Faire rougir une molécule en lui volant son électron

19/07/2018

Pour la première fois, une équipe strasbourgeoise de l’IPCMS a montré qu’il est possible de sonder l’état de charge d’une unique molécule via la mesure de son spectre optique. Ces résultats ouvrent la voie à une meilleure compréhension des mécanismes en jeu dans des processus tels que la photosynthèse ou dans des dispositifs optoélectroniques organiques, comme les panneaux photovoltaïques. Cette découverte a fait l’objet d’une publication dans Science le 20 juillet 2018.

Un travail à l’échelle de la molécule unique

L’équipe de Guillaume Schull, chercheur au département Surfaces et interfaces de l’IPCMS travaille à l’échelle de la molécule unique. « Il est possible d’injecter des électrons dans une molécule à un endroit précis. Dans ce processus d’injection, certains de ces électrons transfèrent leur énergie à la molécule, entraînant l’émission de lumière par cette dernière. La couleur de la lumière émise dépend de la structure de la molécule, de son environnement ou, comme ici, de son état de charge », explique Benjamin Doppagne, doctorant qui planche sur le sujet depuis 2016. En analysant la lumière émise grâce à un spectromètre et une caméra ultra-sensible, les chercheurs peuvent déterminer de quelle molécule il s’agit, obtenir des informations sur son proche environnement, ou encore savoir si la molécule a piégé ou libéré un électron.

Une nouvelle forme de microscopie optique

Pour réaliser des images de molécule unique et les sonder, les chercheurs se sont servis d’un microscope à effet tunnel (cf schéma). « Il est constitué d’une surface métallique en face de laquelle est placée à environ 1 nanomètre de distance, une fine pointe métallique. En physique classique un courant électrique ne peut pas traverser le vide séparant la pointe de l’échantillon.
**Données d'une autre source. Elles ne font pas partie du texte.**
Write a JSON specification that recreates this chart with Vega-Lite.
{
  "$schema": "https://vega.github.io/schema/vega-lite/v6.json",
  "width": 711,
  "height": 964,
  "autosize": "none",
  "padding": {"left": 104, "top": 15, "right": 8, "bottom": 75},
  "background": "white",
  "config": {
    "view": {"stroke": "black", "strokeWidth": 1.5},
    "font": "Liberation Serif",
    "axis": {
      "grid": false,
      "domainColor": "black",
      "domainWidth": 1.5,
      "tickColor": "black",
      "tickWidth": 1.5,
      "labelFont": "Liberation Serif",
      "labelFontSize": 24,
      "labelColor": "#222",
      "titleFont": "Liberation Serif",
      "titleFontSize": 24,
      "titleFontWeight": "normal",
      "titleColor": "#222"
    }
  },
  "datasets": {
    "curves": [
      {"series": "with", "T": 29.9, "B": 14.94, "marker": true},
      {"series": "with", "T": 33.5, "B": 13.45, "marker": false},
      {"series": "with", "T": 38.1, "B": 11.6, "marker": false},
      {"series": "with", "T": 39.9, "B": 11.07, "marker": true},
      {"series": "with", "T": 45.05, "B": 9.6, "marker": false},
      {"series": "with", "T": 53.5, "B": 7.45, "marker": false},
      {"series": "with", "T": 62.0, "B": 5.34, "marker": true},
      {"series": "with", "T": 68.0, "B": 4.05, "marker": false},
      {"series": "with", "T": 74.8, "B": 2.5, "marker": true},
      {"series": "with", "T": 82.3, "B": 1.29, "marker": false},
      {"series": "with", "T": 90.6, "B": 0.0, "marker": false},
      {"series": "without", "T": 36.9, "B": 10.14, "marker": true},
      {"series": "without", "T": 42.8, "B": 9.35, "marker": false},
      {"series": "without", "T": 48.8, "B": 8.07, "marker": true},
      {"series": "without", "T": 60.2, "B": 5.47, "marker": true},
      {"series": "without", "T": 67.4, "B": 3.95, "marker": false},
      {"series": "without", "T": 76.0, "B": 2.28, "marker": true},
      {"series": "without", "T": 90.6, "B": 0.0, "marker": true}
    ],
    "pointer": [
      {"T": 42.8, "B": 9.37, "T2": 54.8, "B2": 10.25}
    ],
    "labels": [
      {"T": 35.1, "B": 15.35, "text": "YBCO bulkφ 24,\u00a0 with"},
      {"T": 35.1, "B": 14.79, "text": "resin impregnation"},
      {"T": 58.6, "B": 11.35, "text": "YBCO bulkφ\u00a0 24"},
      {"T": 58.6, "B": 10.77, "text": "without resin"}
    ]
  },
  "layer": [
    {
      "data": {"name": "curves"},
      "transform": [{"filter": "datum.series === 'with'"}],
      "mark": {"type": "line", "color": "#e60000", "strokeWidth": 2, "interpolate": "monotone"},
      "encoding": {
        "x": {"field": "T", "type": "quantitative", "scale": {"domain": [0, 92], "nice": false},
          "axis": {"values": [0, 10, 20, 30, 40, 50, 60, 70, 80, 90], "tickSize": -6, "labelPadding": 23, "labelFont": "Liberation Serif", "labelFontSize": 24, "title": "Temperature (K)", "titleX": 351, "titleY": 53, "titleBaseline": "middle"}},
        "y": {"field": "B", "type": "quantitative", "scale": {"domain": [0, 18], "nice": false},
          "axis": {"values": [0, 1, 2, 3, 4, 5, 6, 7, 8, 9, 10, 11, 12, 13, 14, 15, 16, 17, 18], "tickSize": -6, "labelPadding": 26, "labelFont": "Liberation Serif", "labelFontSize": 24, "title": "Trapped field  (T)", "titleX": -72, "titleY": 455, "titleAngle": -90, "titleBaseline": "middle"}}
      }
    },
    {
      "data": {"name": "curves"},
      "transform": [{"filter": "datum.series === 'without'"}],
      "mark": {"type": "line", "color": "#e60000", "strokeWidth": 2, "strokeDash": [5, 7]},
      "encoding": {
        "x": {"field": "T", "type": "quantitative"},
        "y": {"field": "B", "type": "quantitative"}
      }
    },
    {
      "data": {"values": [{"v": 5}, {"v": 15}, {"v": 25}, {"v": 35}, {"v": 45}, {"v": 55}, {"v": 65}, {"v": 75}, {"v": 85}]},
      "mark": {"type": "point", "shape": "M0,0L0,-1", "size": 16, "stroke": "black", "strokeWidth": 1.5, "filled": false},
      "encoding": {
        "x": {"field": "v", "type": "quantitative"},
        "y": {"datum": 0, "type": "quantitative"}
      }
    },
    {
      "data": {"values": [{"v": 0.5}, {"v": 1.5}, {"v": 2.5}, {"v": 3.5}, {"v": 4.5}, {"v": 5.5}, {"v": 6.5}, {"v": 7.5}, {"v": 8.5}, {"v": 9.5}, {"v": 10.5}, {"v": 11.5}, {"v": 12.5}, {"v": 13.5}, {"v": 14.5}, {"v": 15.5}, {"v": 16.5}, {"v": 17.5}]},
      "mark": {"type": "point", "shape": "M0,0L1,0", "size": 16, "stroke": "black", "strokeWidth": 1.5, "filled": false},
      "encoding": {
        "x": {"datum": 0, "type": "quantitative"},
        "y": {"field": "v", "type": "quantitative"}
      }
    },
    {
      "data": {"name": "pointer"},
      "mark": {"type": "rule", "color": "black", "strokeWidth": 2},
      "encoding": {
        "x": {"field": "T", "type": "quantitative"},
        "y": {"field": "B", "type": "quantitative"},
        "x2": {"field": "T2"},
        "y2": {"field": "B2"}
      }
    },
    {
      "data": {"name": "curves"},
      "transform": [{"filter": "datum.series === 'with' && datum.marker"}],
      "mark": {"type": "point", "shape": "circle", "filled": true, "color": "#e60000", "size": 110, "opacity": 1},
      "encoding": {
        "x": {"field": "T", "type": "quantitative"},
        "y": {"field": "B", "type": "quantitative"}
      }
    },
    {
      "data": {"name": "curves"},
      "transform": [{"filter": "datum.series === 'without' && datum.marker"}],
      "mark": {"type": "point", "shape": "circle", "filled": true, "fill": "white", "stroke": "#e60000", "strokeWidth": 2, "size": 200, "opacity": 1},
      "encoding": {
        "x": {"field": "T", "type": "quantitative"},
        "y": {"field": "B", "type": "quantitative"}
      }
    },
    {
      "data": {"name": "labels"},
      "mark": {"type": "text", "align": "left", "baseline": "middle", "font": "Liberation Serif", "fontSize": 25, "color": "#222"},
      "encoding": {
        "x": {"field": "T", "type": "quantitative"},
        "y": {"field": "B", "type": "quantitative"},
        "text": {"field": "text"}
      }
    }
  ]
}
Mais à l’échelle du nanomètre le monde est régi par les lois de la physique quantique. Les électrons se comportent comme des ondes et peuvent se propager entre la pointe et la surface, donnant naissance à un très faible courant électrique : le courant tunnel », résume le doctorant. En mesurant les variations de ce courant lorsque l’échantillon est balayé avec la pointe, il est possible de cartographier sa surface et les molécules qui s’y trouvent. « La nouveauté de notre approche est que nous utilisons également ce courant tunnel pour exciter la molécule afin d’obtenir son spectre optique. Nous parvenons alors à une nouvelle forme de microscopie optique dite « hyper-résolue ». Le tout s’effectue dans un environnement à basse température (-269°C), pour que les molécules soient immobiles, et dans des conditions d’ultravide.
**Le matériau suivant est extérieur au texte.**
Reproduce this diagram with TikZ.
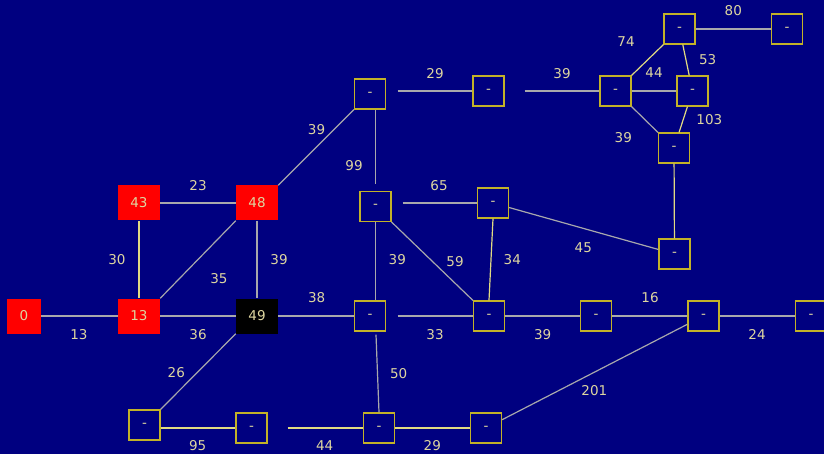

Vers une meilleure compréhension des processus biologiques

Grâce à ce dispositif, les chercheurs ont également pu contrôler l’état électrochimique de la molécule. « Nous arrivons par exemple à enlever un électron pour obtenir une molécule chargée positivement, ce qui se traduit par un changement de la couleur de la lumière émise qui passe de l’orange à un rouge profond pour notre molécule. » Ces transformations mettent en jeu des transitions entre différents états électroniques de la molécule, transitions qui sont au cœur d’un grand nombre de processus biologiques comme la photosynthèse, ou présentes dans des étapes clés du fonctionnement de dispositifs optoélectroniques organiques, comme les panneaux photovoltaïques.

Et après ?

Prochaine étape : répéter l’expérience en ajoutant d’autres molécules pour voir comment l’énergie est transférée entre molécules à l’instar de ce qu’il se passe dans la photosynthèse. A terme, ces recherches pourraient permettre d’envisager une molécule à la fois comme un composant optique et électronique ce qui permettrait de réduire la taille des circuits électroniques actuels qui reposent essentiellement sur l’utilisation de matériaux semi-conducteurs. L’intérêt de ces nouveaux composants électroniques est qu’ils font également émerger de nouvelles propriétés gouvernées par la physique quantique. « Ceci laisse présager de nouvelles applications, impossibles à réaliser avec les composants électroniques actuels », précise Guillaume Schull.